Судья устал: дело Рэна тянется седьмой месяц. Он протестовал снова и снова, но сегодняшний суд — последний.
Эрис стоит в первых рядах, об руку с новым мужем. Она смотрит Рэну в лицо с торжеством победительницы. Рэн отвечает спокойным взглядом — он больше не злится на Эрис. Сам виноват. Зачем врывался к ней, когда все было уже ясно? Хватал за руки, умолял. Эрис вышла замуж — Рэн не успокоился. В ярости обещал убить ее нового мужа. Не мог остановиться, и поэтому Эрис пришлось защищаться. Каждый вправе требовать суда Продолжателей. Эрис воспользовалась своим правом.
— Рэнри Орлит Арино Иратан лишен кислородной маски, — говорит судья.
Метафора, конечно, ведь кислородные маски не нужны уже восемьсот лет. Но смысл приговора не изменился: как и тысячелетие назад, он обозначает полное отвержение.

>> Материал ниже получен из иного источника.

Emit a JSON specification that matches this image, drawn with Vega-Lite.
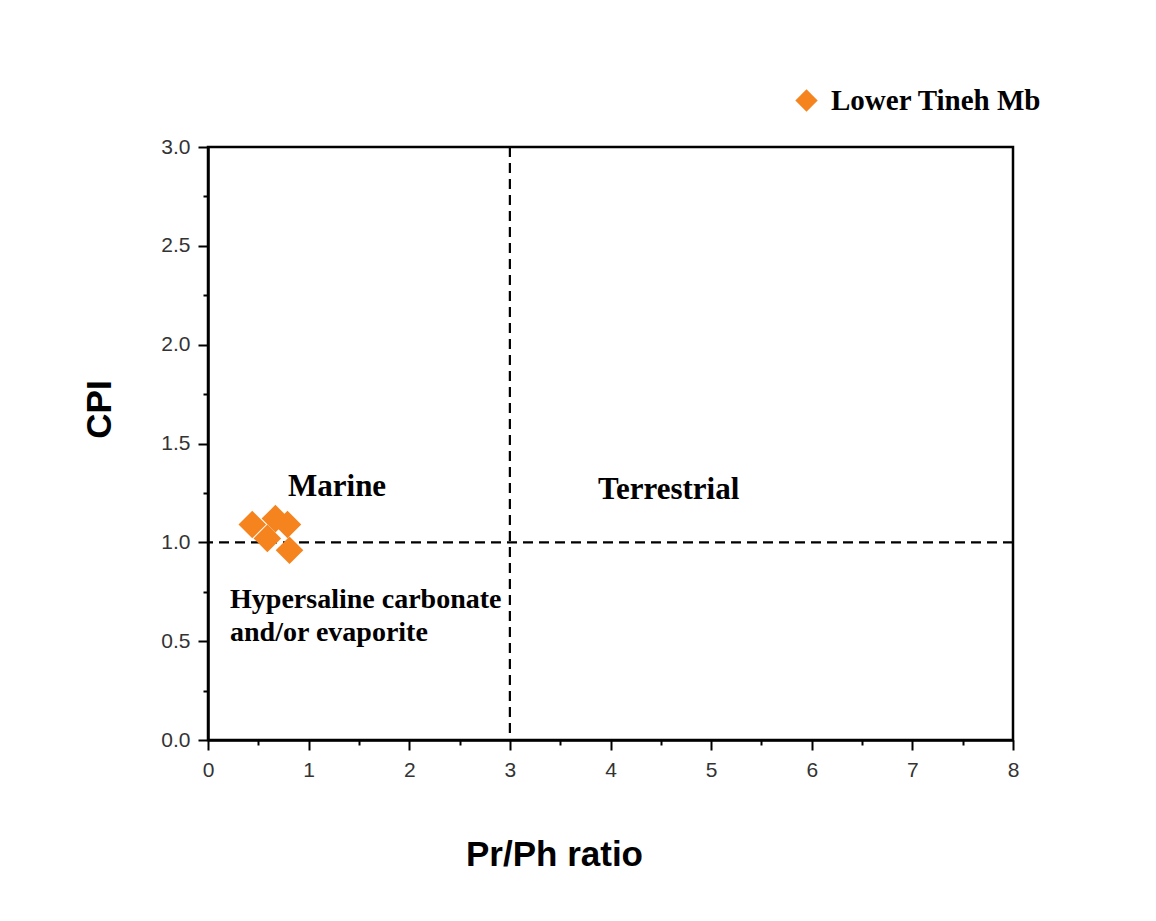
{
  "$schema": "https://vega.github.io/schema/vega-lite/v6.json",
  "autosize": {"type": "none"},
  "width": 805,
  "height": 593,
  "padding": {"left": 208, "top": 147, "right": 143, "bottom": 181},
  "background": "white",
  "config": {
    "view": {"stroke": "black", "strokeWidth": 2.5},
    "axis": {
      "grid": false,
      "domainColor": "black",
      "domainWidth": 2.5,
      "tickColor": "black",
      "tickWidth": 2,
      "labelFlush": false,
      "labelFont": "Liberation Sans",
      "labelFontSize": 21,
      "labelColor": "#333333",
      "titleFont": "Liberation Sans",
      "titleFontWeight": "bold",
      "titleFontSize": 35,
      "titleColor": "black"
    },
    "legend": {
      "labelFont": "Liberation Serif",
      "labelFontWeight": "bold",
      "labelFontSize": 29,
      "labelColor": "black",
      "labelLimit": 0,
      "symbolType": "diamond",
      "symbolSize": 500,
      "labelOffset": 10
    }
  },
  "datasets": {
    "samples": [
      {"pr_ph": 0.44, "cpi": 1.09, "unit": "Lower Tineh Mb"},
      {"pr_ph": 0.67, "cpi": 1.12, "unit": "Lower Tineh Mb"},
      {"pr_ph": 0.79, "cpi": 1.09, "unit": "Lower Tineh Mb"},
      {"pr_ph": 0.59, "cpi": 1.02, "unit": "Lower Tineh Mb"},
      {"pr_ph": 0.81, "cpi": 0.96, "unit": "Lower Tineh Mb"}
    ],
    "cutoffs_x": [{"pr_ph": 3}],
    "cutoffs_y": [{"cpi": 1}],
    "zones": [
      {"pr_ph": 0.795, "cpi": 1.28, "label": "Marine", "size": 31},
      {"pr_ph": 3.877, "cpi": 1.265, "label": "Terrestrial", "size": 31},
      {"pr_ph": 0.219, "cpi": 0.708, "label": "Hypersaline carbonate", "size": 28},
      {"pr_ph": 0.219, "cpi": 0.541, "label": "and/or evaporite", "size": 28}
    ]
  },
  "layer": [
    {
      "data": {"name": "cutoffs_x"},
      "mark": {"type": "rule", "color": "black", "strokeWidth": 2.2, "strokeDash": [10, 6]},
      "encoding": {
        "x": {"field": "pr_ph", "type": "quantitative"}
      }
    },
    {
      "data": {"name": "cutoffs_y"},
      "mark": {"type": "rule", "color": "black", "strokeWidth": 2.2, "strokeDash": [10, 6]},
      "encoding": {
        "y": {"field": "cpi", "type": "quantitative"}
      }
    },
    {
      "data": {"name": "zones"},
      "mark": {"type": "text", "align": "left", "baseline": "middle", "font": "Liberation Serif", "fontWeight": "bold", "color": "black"},
      "encoding": {
        "x": {"field": "pr_ph", "type": "quantitative"},
        "y": {"field": "cpi", "type": "quantitative"},
        "text": {"field": "label"},
        "size": {"field": "size", "type": "quantitative", "scale": null}
      }
    },
    {
      "data": {"name": "samples"},
      "mark": {"type": "point", "shape": "diamond", "filled": true, "opacity": 1, "size": 760},
      "encoding": {
        "x": {
          "field": "pr_ph",
          "type": "quantitative",
          "title": "Pr/Ph ratio",
          "scale": {"domain": [0, 8], "nice": false, "zero": false},
          "axis": {
            "values": [0, 0.5, 1, 1.5, 2, 2.5, 3, 3.5, 4, 4.5, 5, 5.5, 6, 6.5, 7, 7.5, 8],
            "labelExpr": "datum.value % 1 === 0 ? format(datum.value, 'd') : ''",
            "tickSize": {"condition": {"test": "datum.value % 1 !== 0", "value": 5}, "value": 10},
            "labelPadding": 9,
            "titleX": 346,
            "titleY": 125,
            "titleBaseline": "alphabetic",
            "titleAnchor": "middle"
          }
        },
        "y": {
          "field": "cpi",
          "type": "quantitative",
          "title": "CPI",
          "scale": {"domain": [0, 3], "nice": false, "zero": false},
          "axis": {
            "values": [0, 0.25, 0.5, 0.75, 1, 1.25, 1.5, 1.75, 2, 2.25, 2.5, 2.75, 3],
            "labelExpr": "(datum.value * 2) % 1 === 0 ? format(datum.value, '.1f') : ''",
            "tickSize": {"condition": {"test": "(datum.value * 2) % 1 !== 0", "value": 5}, "value": 10},
            "labelPadding": 8,
            "titleX": -109,
            "titleY": 262,
            "titleAngle": -90,
            "titleBaseline": "middle",
            "titleAlign": "center"
          }
        },
        "color": {
          "field": "unit",
          "type": "nominal",
          "scale": {"range": ["#f5841f"]},
          "legend": {"title": null, "orient": "none", "legendX": 584, "legendY": -61}
        }
      }
    }
  ]
}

Рэн уходит из дома обрядов, недослушав. Ему безразлично, что еще скажет судья…
— Нет! — Рэн, задыхаясь, шарахается к стене.
Немолодой рыжеватый контролер со значком Главы сектора на рукаве удивленно хмурится.
— В чем дело? Я тебя не устраиваю?
Рэн сжимает зубы — его тошнит. Он знал, что Галактика за пределами Айгорна полна зла и порока. Продолжатели внесли это знание в программу обучения детей, каждый взрослый во время ежегодных обрядов вспоминает его: всякий мир, отвергнувший Образ Жизни, погрязнет во зле. Но кто мог знать, что в мире без Образа Жизни мужчины желают мужчин, как женщин? Кто мог представить, что Глава сектора, высочайший представитель «Звездного Моста», предложит такое Рэну?